◆ INSTRUCTION ◆
Word for word, give the material below again, minus any images.

----

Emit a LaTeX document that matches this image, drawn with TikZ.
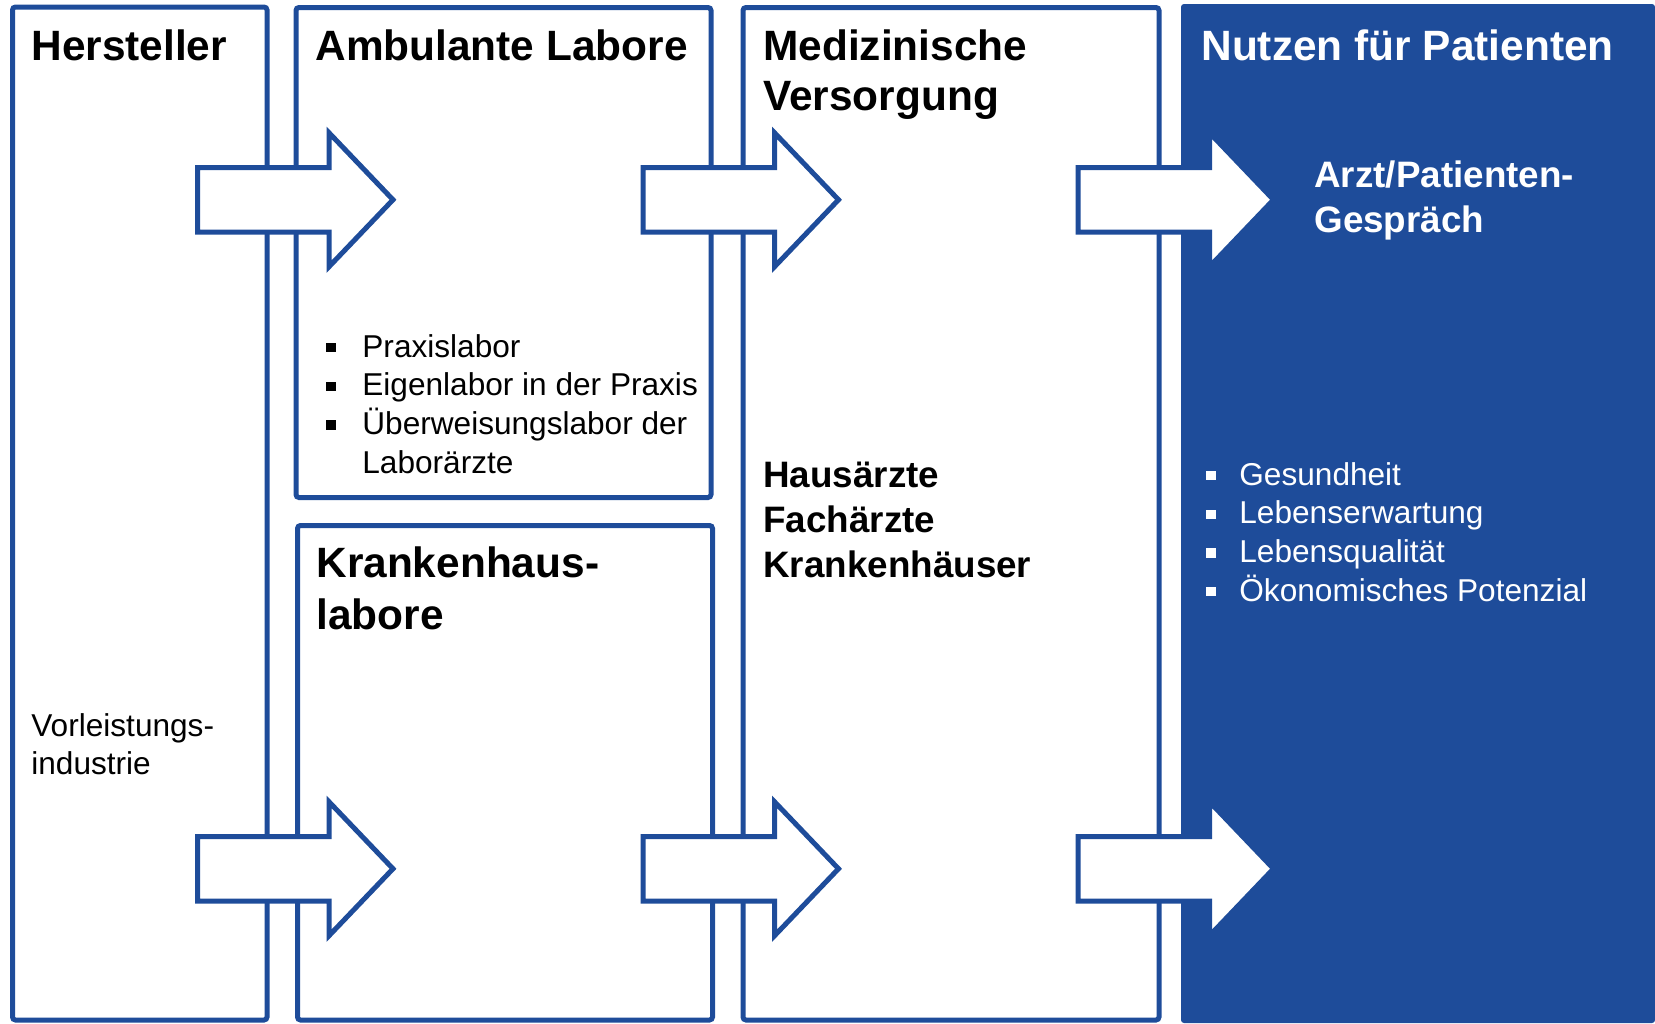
\documentclass[tikz,border=0pt]{standalone}
\usepackage{fontspec}
\setmainfont{Liberation Sans}
\usetikzlibrary{positioning}
\definecolor{chartblue}{RGB}{30,76,154}

\tikzset{
  panel/.style={draw=chartblue, line width=2.5pt, rounded corners=1.5pt, fill=white},
  flowarrow/.style={draw=chartblue, line width=2.5pt, fill=white, miter limit=10},
  headtxt/.style={anchor=base west, inner sep=0pt, font=\fontsize{21.2}{26}\selectfont\bfseries},
  subtxt/.style={anchor=base west, inner sep=0pt, font=\fontsize{18.4}{22.5}\selectfont\bfseries},
  itemtxt/.style={anchor=base west, inner sep=0pt, font=\fontsize{15.8}{19.4}\selectfont},
  bulletsq/.style={fill, minimum size=4.6pt, inner sep=0pt}
}

\begin{document}
\begin{tikzpicture}[x=0.5pt,y=-0.5pt]
\useasboundingbox (0,0) rectangle (1655,1023);

% columns
\draw[panel] (12.5,7) rectangle (267,1020);
\draw[panel] (296,7.5) rectangle (711,497.5);
\draw[panel] (297.5,525.5) rectangle (712.5,1020);
\draw[panel] (743,7.5) rectangle (1159,1020);
\fill[chartblue, rounded corners=1.5pt] (1181,4) -- (1655,4) -- (1655,1023) -- (1181,1023) -- cycle;

% arrows between the columns
\foreach \dx/\cy in {0/199.75, 445.5/199.75, 880.5/199.75,
                     0/868.75, 445.5/868.75, 880.5/868.75}
{
  \draw[flowarrow, shift={(\dx,\cy)}]
    (197.5,-32.25) -- (329,-32.25) -- (329,-67) -- (393,0)
    -- (329,67) -- (329,32.25) -- (197.5,32.25) -- cycle;
}

% headings
\node[headtxt] (hersteller) at (31,60) {Hersteller};
\node[headtxt] (ambulante) at (315,60) {Ambulante Labore};
\node[headtxt] (med1) at (763,60) {Medizinische};
\node[headtxt] (med2) at (763,110) {Versorgung};
\node[headtxt, text=white] (nutzen) at (1201,60) {Nutzen für Patienten};
\node[headtxt] (kh1) at (316,577) {Krankenhaus-};
\node[headtxt] (kh2) at (316,629) {labore};

% bold sub texts
\node[subtxt, text=white] (arzt1) at (1314,187) {Arzt/Patienten-};
\node[subtxt, text=white] (arzt2) at (1314,232) {Gespräch};
\foreach \t [count=\i from 0] in {Hausärzte, Fachärzte, Krankenhäuser}
  \node[subtxt] (versorger-\i) at (763,{487+45*\i}) {\t};

% lists
\foreach \t [count=\i from 0] in {Praxislabor, Eigenlabor in der Praxis, Überweisungslabor der}
{
  \node[bulletsq] (ambsq-\i) at (331,{347.5+38.7*\i}) {};
  \node[itemtxt] (amb-\i) at (362,{357+38.7*\i}) {\t};
}
\node[itemtxt] (amb-3) at (362,473) {Laborärzte};

\foreach \t [count=\i from 0] in {Gesundheit, Lebenserwartung, Lebensqualität, Ökonomisches Potenzial}
{
  \node[bulletsq, fill=white] (nutzsq-\i) at (1211,{475.5+38.7*\i}) {};
  \node[itemtxt, text=white] (nutz-\i) at (1239,{485+38.7*\i}) {\t};
}

\node[itemtxt] (vor1) at (31,736) {Vorleistungs-};
\node[itemtxt] (vor2) at (31,774) {industrie};
\end{tikzpicture}
\end{document}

----

◆ FINISHED ANSWER ◆
Emit a LaTeX document that matches this image, drawn with TikZ.
\documentclass[tikz,border=0pt]{standalone}
\usepackage{fontspec}
\setmainfont{Liberation Sans}
\usetikzlibrary{positioning}
\definecolor{chartblue}{RGB}{30,76,154}

\tikzset{
  panel/.style={draw=chartblue, line width=2.5pt, rounded corners=1.5pt, fill=white},
  flowarrow/.style={draw=chartblue, line width=2.5pt, fill=white, miter limit=10},
  headtxt/.style={anchor=base west, inner sep=0pt, font=\fontsize{21.2}{26}\selectfont\bfseries},
  subtxt/.style={anchor=base west, inner sep=0pt, font=\fontsize{18.4}{22.5}\selectfont\bfseries},
  itemtxt/.style={anchor=base west, inner sep=0pt, font=\fontsize{15.8}{19.4}\selectfont},
  bulletsq/.style={fill, minimum size=4.6pt, inner sep=0pt}
}

\begin{document}
\begin{tikzpicture}[x=0.5pt,y=-0.5pt]
\useasboundingbox (0,0) rectangle (1655,1023);

% columns
\draw[panel] (12.5,7) rectangle (267,1020);
\draw[panel] (296,7.5) rectangle (711,497.5);
\draw[panel] (297.5,525.5) rectangle (712.5,1020);
\draw[panel] (743,7.5) rectangle (1159,1020);
\fill[chartblue, rounded corners=1.5pt] (1181,4) -- (1655,4) -- (1655,1023) -- (1181,1023) -- cycle;

% arrows between the columns
\foreach \dx/\cy in {0/199.75, 445.5/199.75, 880.5/199.75,
                     0/868.75, 445.5/868.75, 880.5/868.75}
{
  \draw[flowarrow, shift={(\dx,\cy)}]
    (197.5,-32.25) -- (329,-32.25) -- (329,-67) -- (393,0)
    -- (329,67) -- (329,32.25) -- (197.5,32.25) -- cycle;
}

% headings
\node[headtxt] (hersteller) at (31,60) {Hersteller};
\node[headtxt] (ambulante) at (315,60) {Ambulante Labore};
\node[headtxt] (med1) at (763,60) {Medizinische};
\node[headtxt] (med2) at (763,110) {Versorgung};
\node[headtxt, text=white] (nutzen) at (1201,60) {Nutzen für Patienten};
\node[headtxt] (kh1) at (316,577) {Krankenhaus-};
\node[headtxt] (kh2) at (316,629) {labore};

% bold sub texts
\node[subtxt, text=white] (arzt1) at (1314,187) {Arzt/Patienten-};
\node[subtxt, text=white] (arzt2) at (1314,232) {Gespräch};
\foreach \t [count=\i from 0] in {Hausärzte, Fachärzte, Krankenhäuser}
  \node[subtxt] (versorger-\i) at (763,{487+45*\i}) {\t};

% lists
\foreach \t [count=\i from 0] in {Praxislabor, Eigenlabor in der Praxis, Überweisungslabor der}
{
  \node[bulletsq] (ambsq-\i) at (331,{347.5+38.7*\i}) {};
  \node[itemtxt] (amb-\i) at (362,{357+38.7*\i}) {\t};
}
\node[itemtxt] (amb-3) at (362,473) {Laborärzte};

\foreach \t [count=\i from 0] in {Gesundheit, Lebenserwartung, Lebensqualität, Ökonomisches Potenzial}
{
  \node[bulletsq, fill=white] (nutzsq-\i) at (1211,{475.5+38.7*\i}) {};
  \node[itemtxt, text=white] (nutz-\i) at (1239,{485+38.7*\i}) {\t};
}

\node[itemtxt] (vor1) at (31,736) {Vorleistungs-};
\node[itemtxt] (vor2) at (31,774) {industrie};
\end{tikzpicture}
\end{document}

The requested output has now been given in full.